Petite “géopolitique" de la FOAD

De son apparition à la fin des années 1990 à son ancrage dans le paysage de la formation professionnelle français en 2008, le concept de “formation ouverte et à distance" a vu son périmètre fluctuer. Rappel, par le président Jaques Bahry, du destin de la FOAD.

Par - Le 16 avril 2008.

En près de vingt ans, le concept a évolué. Pourquoi ? D'abord en raison de son “flou sémantique", qui favorise les interprétations multiples en même temps qu'il permet de rester au contact de la “réalité changeante". Un mérite qui n'empêche cependant pas Jacques Bahry d'interroger la pertinence de l'expression. Premièrement, en raison même du terme de “formation", trop réducteur au regard de l'anglais “learning" qui traduit mieux selon lui “le fait d'apprendre" et renvoie donc à une situation “centrée sur l'individu". Deuxièmement, parce que l'expression “FOAD" ne dit rien de la dimension technologique sur laquelle s'appuient pourtant les dispositifs s'y rattachant. Et de s'interroger sur l'opportunité de se rallier à la notion de “technology supported learning"[ 1 ]Que l'on pourrait traduire par “apprentissage assisté par les technologies" - qui renvoie curieusement à l'“EAO" des années 1980. actuellement en vogue aux États-Unis. Ensuite, parce que la particularité de notre système de formation professionnelle contribue également à fixer les frontières de la FOAD. En témoigne la circulaire DGEFP du 20 juillet 2001 sur l'imputabilité, qui l'a “cantonnée au périmètre de la formation professionnelle continue" au moment même où elle lui accordait la “légitimité fiscale" qui lui faisait défaut aux yeux des financeurs. Une sorte de victoire à la Pyrrhus, donc, qui s'est traduite par “l'exclusion du registre de la FOAD" de modalités qui lui sont pourtant naturellement attachées, à l'instar de l'“autoformation". “Bref", résume Jacques Bahry, “le bonheur d'être imputable se paie de frontières qui ne s'accordent pas avec l'évolution technologique."

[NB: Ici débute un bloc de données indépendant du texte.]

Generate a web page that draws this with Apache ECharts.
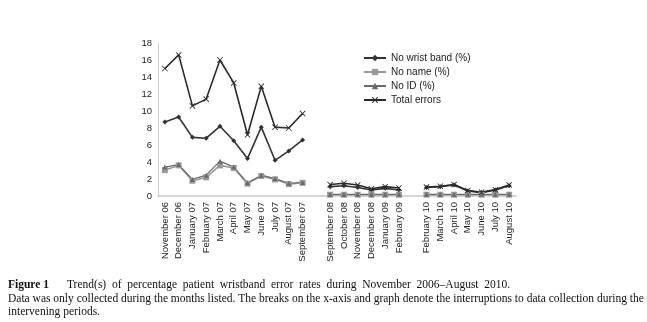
<!DOCTYPE html>
<html><head><meta charset="utf-8">
<script src="https://cdn.jsdelivr.net/npm/echarts@6/dist/echarts.min.js"></script>
<style>html,body{margin:0;padding:0;background:#fff}#c{width:647px;height:322px}</style>
</head><body><div id="c"></div>
<script>
var months = ['November 06','December 06','January 07','February 07','March 07','April 07','May 07','June 07','July 07','August 07','September 07','',
  'September 08','October 08','November 08','December 08','January 09','February 09','',
  'February 10','March 10','April 10','May 10','June 10','July 10','August 10'];
var noWristBand = [8.7,9.3,6.9,6.8,8.2,6.5,4.4,8.1,4.2,5.3,6.6,null, 1.1,1.2,1.0,0.7,0.9,0.7,null, 1.0,1.1,1.3,0.6,0.4,0.7,1.2];
var noName = [3.05,3.6,1.8,2.2,3.6,3.3,1.45,2.35,1.95,1.4,1.55,null, 0.15,0.15,0.15,0.15,0.15,0.15,null, 0.15,0.15,0.15,0.15,0.15,0.15,0.15];
var noID = [3.4,3.7,1.95,2.45,4.1,3.4,1.55,2.45,2.05,1.5,1.6,null, 0.2,0.2,0.2,0.2,0.2,0.2,null, 0.2,0.2,0.2,0.2,0.2,0.2,0.2];
var totalErrors = [15.0,16.6,10.6,11.4,16.0,13.3,7.2,12.9,8.1,8.0,9.7,null, 1.35,1.5,1.3,0.85,1.1,0.95,null, 1.05,1.15,1.35,0.65,0.45,0.75,1.3];
var yTicks = [0,2,4,6,8,10,12,14,16,18];

var xSym = 'path://M0,1L1,0L5,4L9,0L10,1L6,5L10,9L9,10L5,6L1,10L0,9L4,5Z';
var chart = echarts.init(document.getElementById('c'), null, {renderer:'canvas'});
function ser(name, data, color, sym, size, lw){
  return {name:name, type:'line', data:data, connectNulls:false, symbol:sym, symbolSize:size,
    showSymbol:true, lineStyle:{color:color, width:lw}, itemStyle:{color:color}, animation:false, z: 2};
}
var capFont = '11.5px "Liberation Serif", serif';
chart.setOption({
  animation:false,
  textStyle:{fontFamily:'Liberation Sans, Arial, sans-serif'},
  grid:{left:158, right:131, top:43, bottom:126},
  legend:{orient:'vertical', left:358, top:48, itemWidth:22, itemHeight:8, itemGap:4,
    textStyle:{fontSize:10, color:'#222', fontFamily:'Liberation Sans, Arial, sans-serif'},
    data:['No wrist band (%)','No name (%)','No ID (%)','Total errors']},
  xAxis:{type:'category', data:months, boundaryGap:true,
    axisLine:{lineStyle:{color:'#c8c8c8', width:1.5}}, axisTick:{show:false},
    axisLabel:{rotate:90, interval:0, fontSize:9.5, color:'#222', margin:6}},
  yAxis:{type:'value', min:0, max:18, interval:2,
    axisLine:{show:true, lineStyle:{color:'#d0d0d0'}}, axisTick:{show:false}, splitLine:{show:false},
    axisLabel:{fontSize:9.5, color:'#222', margin:6, formatter:function(v){return yTicks.indexOf(v)>=0?String(v):'';}}},
  series:[
    ser('No wrist band (%)', noWristBand, '#333333', 'diamond', 5, 1.6),
    ser('No name (%)', noName, '#9a9a9a', 'rect', 6, 1.6),
    ser('No ID (%)', noID, '#6a6a6a', 'triangle', 5, 1.2),
    ser('Total errors', totalErrors, '#2a2a2a', xSym, 6, 1.6)
  ],
  graphic:[
    {type:'text', left:8, top:279, style:{text:'Figure 1', font:'bold ' + capFont, fill:'#111'}},
    {type:'text', left:67, top:279, style:{text:'Trend(s)  of  percentage  patient  wristband  error  rates  during  November  2006\u2013August  2010.', font:capFont, fill:'#111'}},
    {type:'text', left:8, top:293, style:{text:'Data was only collected during the months listed. The breaks on the x-axis and graph denote the interruptions to data collection during the', font:capFont, fill:'#111'}},
    {type:'text', left:8, top:306, style:{text:'intervening periods.', font:capFont, fill:'#111'}}
  ]
});
</script></body></html>
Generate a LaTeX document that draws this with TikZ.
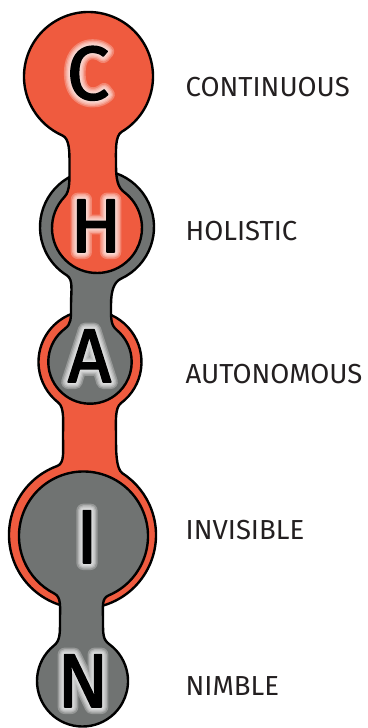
\documentclass[tikz,border=0pt]{standalone}
\usepackage{fontspec}
\setmainfont{Fira Sans}
\usetikzlibrary{calc}
\definecolor{chainorange}{HTML}{EF5B3F}
\definecolor{chaingray}{HTML}{707372}
\definecolor{labeltext}{HTML}{231F20}
\tikzset{
  linkline/.style={draw=black, line width=2.4pt, line join=round},
  bigletter/.style={inner sep=0pt, anchor=base, font=\fontsize{76}{76}\selectfont, text=black},
  sidelabel/.style={inner sep=0pt, anchor=base west, font=\fontsize{27.5}{28}\selectfont, text=labeltext},
}
\def\hh{8}
\def\kk{14}
\def\linkfill{chainorange}
% #1 top centre, #2 top radius, #3 left exit angle, #4 right exit angle,
% #5 bottom centre, #6 bottom radius, #7 left entry angle, #8 right entry angle,
% #9 prefix of neck coordinates (#9l, #9r)
\newcommand\linkpath[9]{%
  \draw[linkline, fill=\linkfill] ($(#5)+(#8:#6)$)
    .. controls ($(#5)+(#8:#6)+(#8+90:\hh)$) and ($(#9r)+(0,-\kk)$) .. (#9r)
    .. controls ($(#9r)+(0,\kk)$) and ($(#1)+(#4:#2)+(#4-90:\hh)$) .. ($(#1)+(#4:#2)$)
    arc[start angle=#4, end angle=#3+360, radius=#2]
    .. controls ($(#1)+(#3:#2)+(#3+90:\hh)$) and ($(#9l)+(0,\kk)$) .. (#9l)
    .. controls ($(#9l)+(0,-\kk)$) and ($(#5)+(#7:#6)+(#7-90:\hh)$) .. ($(#5)+(#7:#6)$)
    arc[start angle=#7, end angle=#8+360, radius=#6] -- cycle;
}
% glowing letter: white stroked copies of decreasing width under the black letter
% #1 name, #2 position (x,y) of baseline centre, #3 letter
\newcommand\glowletter[3]{%
  \foreach \ww [count=\ii] in {14,11,8.5,6,3.5}{
    \begin{scope}[draw opacity=0.26, fill opacity=0.26]
      \node[bigletter, text=white] (g#1\ii) at #2
        {\special{pdf:literal direct 2 Tr 1 1 1 RG 1 j \ww\space w}#3\special{pdf:literal direct 0 Tr}};
    \end{scope}
  }
  \node[bigletter] (#1) at #2
    {\special{pdf:literal direct 2 Tr 0 0 0 RG 1 j 1.6 w}#3\special{pdf:literal direct 0 Tr}};
}
\begin{document}
\begin{tikzpicture}[x=1pt,y=1pt]
\useasboundingbox (0,0) rectangle (367,-728);
% circle centres
\coordinate (cC)  at (88.5,-76.5);
\coordinate (cHo) at (97,-227);
\coordinate (cHi) at (97,-228);
\coordinate (cAo) at (90,-362);
\coordinate (cAi) at (90,-362);
\coordinate (cIo) at (82.5,-535);
\coordinate (cIi) at (83.5,-536);
\coordinate (cN)  at (82.5,-681);
% neck waists
\coordinate (m1l) at (69.5,-165);
\coordinate (m1r) at (116,-165);
\coordinate (m2l) at (71,-305);
\coordinate (m2r) at (111,-305);
\coordinate (m3l) at (63,-436);
\coordinate (m3r) at (116,-436);
\coordinate (m4l) at (60,-620);
\coordinate (m4r) at (103,-620);
% links, back to front
\def\linkfill{chainorange}
\linkpath{cAo}{51.5}{232}{307}{cIo}{73.5}{110}{57}{m3}
\def\linkfill{chaingray}
\linkpath{cHo}{57}{238}{295}{cAi}{41.7}{127}{50}{m2}
\linkpath{cIi}{64.5}{243}{293}{cN}{45.5}{129}{54}{m4}
\def\linkfill{chainorange}
\linkpath{cC}{64.5}{246}{301}{cHi}{45}{136}{53}{m1}
% letters
\glowletter{LC}{(88,-99.5)}{C}
\glowletter{LH}{(96,-252)}{H}
\glowletter{LA}{(89.5,-382)}{A}
\glowletter{LI}{(87,-563)}{I}
\glowletter{LN}{(83,-707)}{N}
% labels
\node[sidelabel] (tC) at (185.5,-96) {CONTINUOUS};
\node[sidelabel] (tH) at (185.5,-240) {HOLISTIC};
\node[sidelabel] (tA) at (185.5,-383) {AUTONOMOUS};
\node[sidelabel] (tI) at (185.5,-539) {INVISIBLE};
\node[sidelabel] (tN) at (185.5,-695) {NIMBLE};
\end{tikzpicture}
\end{document}
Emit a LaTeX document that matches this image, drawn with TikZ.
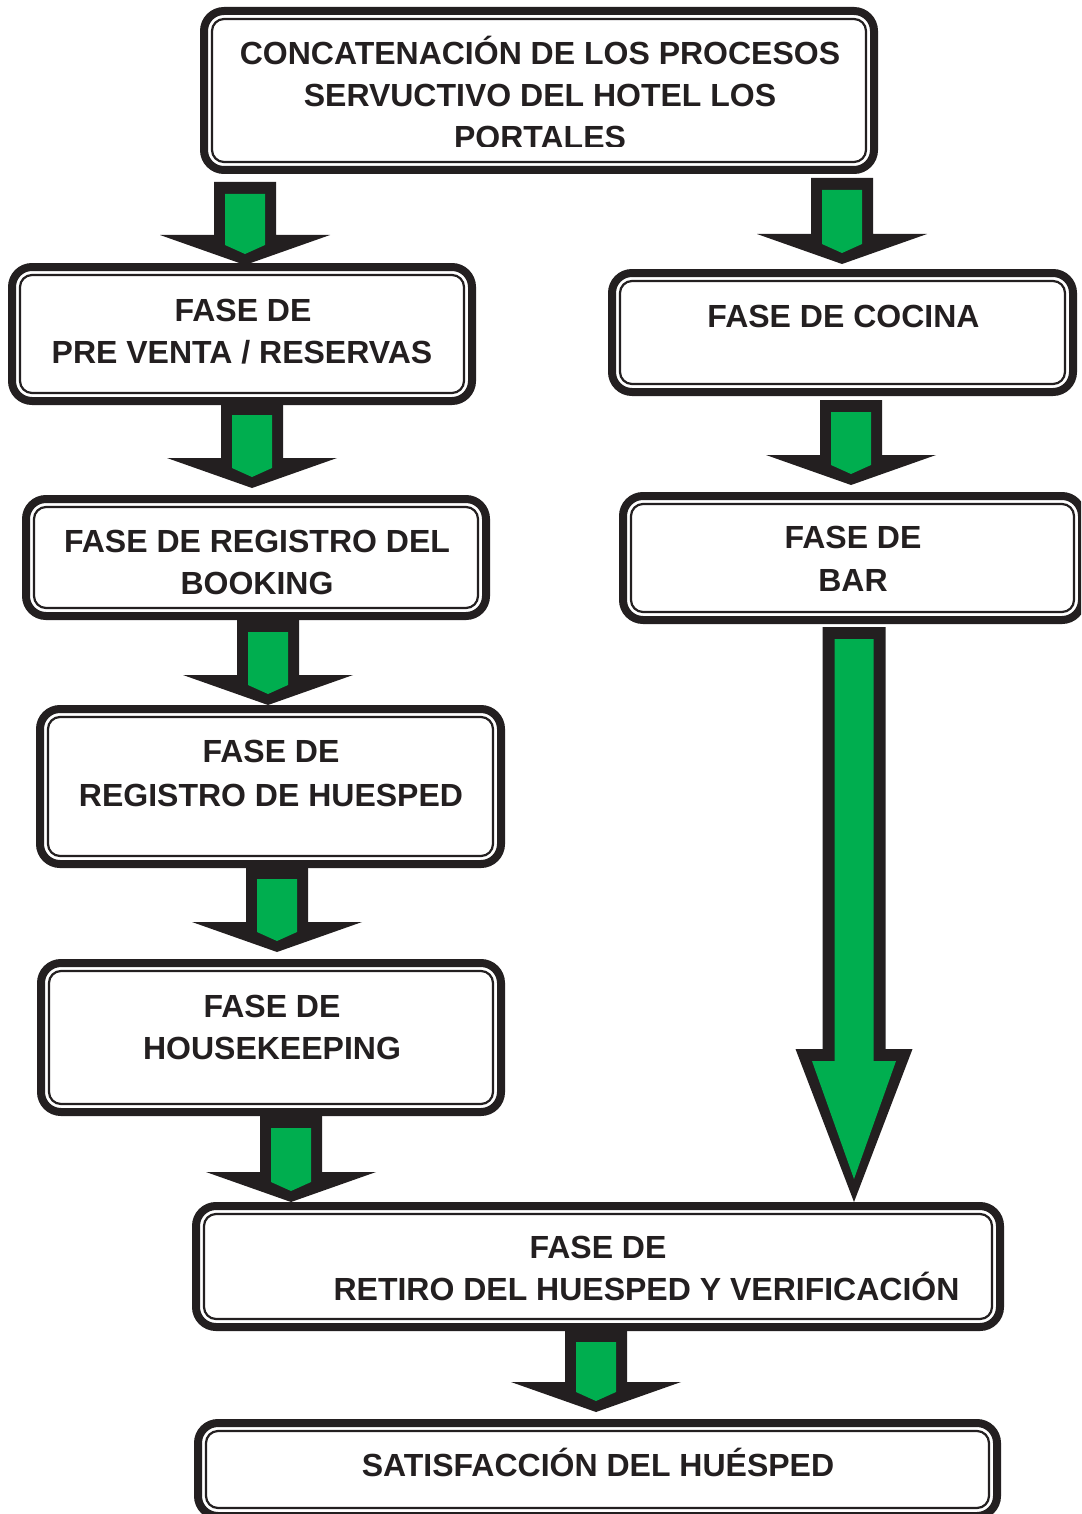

Des frontières qui n'ont cependant rien d'intangible, si l'on en croit Jacques Naymark, vice-président du Fffod, qui recourt, lui, à la notion de “porosité". La FOAD n'est pas un objet “à part" mais un élément “paroxystique" du monde de la formation et de la société en général. Selon lui, la FOAD n'est ainsi “ni un outil ni une modalité, mais une combinatoire spécifique" entre des données multiples que sont “les Régions, les secteurs professionnels, les temps synchrones ou asynchrones, les lieux de formation, l'individuel, le collectif, etc."
“La question qui se pose, explique-t-il, ce n'est pas celle de l'intégration de la FOAD, mais celle de l'impact de l'intégration des technologies numériques sur la porosité des frontières" : où placer la limite entre “se former et s'informer", “jouer et apprendre", “travailler ou apprendre dans le réel et travailler ou apprendre dans le virtuel" ? “L'impact des TIC remet en question le périmètre et les fondamentaux de ce que l'on appelle la formation formelle".

“Le vrai sujet, selon Jacques Bahry, c'est apprendre mieux et plus vite", ce qui passe par l'association de “compétences variées et complémentaires". Un discours tenu contre vents et marées lors de la création du Fffod en 1995, mais qui devient “majoritaire aujourd'hui, grâce au succès des formules mixtes". “Un contexte favorable", note-t-il, “qui pose la question des orientations futures du Fffod". Devant des “besoins de formation à la fois individualisés et massifs dans toute la société", apparaissent de nouvelles questions liées au positionnement de la FOAD. “Peut-il y avoir aujourd'hui une bonne ingénierie de formation sans FOAD ?", “Peut-on concevoir un bon expert en ingénierie de formation qui n'aurait pas de compétences en FOAD ?", “La FOAD est-elle destinée à être complètement intégrée dans la formation, ou bien doit-elle s'intégrer dans les GRH, comme la formation s'y intègre ?", etc.

Autant de questions sans réponses immédiates – elles ne pourraient être que collectives –, mais qui n'entraînent cependant que peu de suspense quant à l'avis de la communauté des 7es Rencontres. À commencer par son président, qui croit fermement en la capacité des “experts FOAD" à se placer “à la jonction de l'e-GRH et du knowledge management". C'est-à-dire un positionnement pleinement en phase avec le mouvement actuel de rapprochement du monde de la formation et des ressources humaines... ou comment démontrer que nous avons là des professionnels tout prêts de récolter ce qu'ils ont semé depuis l'irruption d'internet.

Notes   [ + ]

1. Que l'on pourrait traduire par “apprentissage assisté par les technologies" - qui renvoie curieusement à l'“EAO" des années 1980.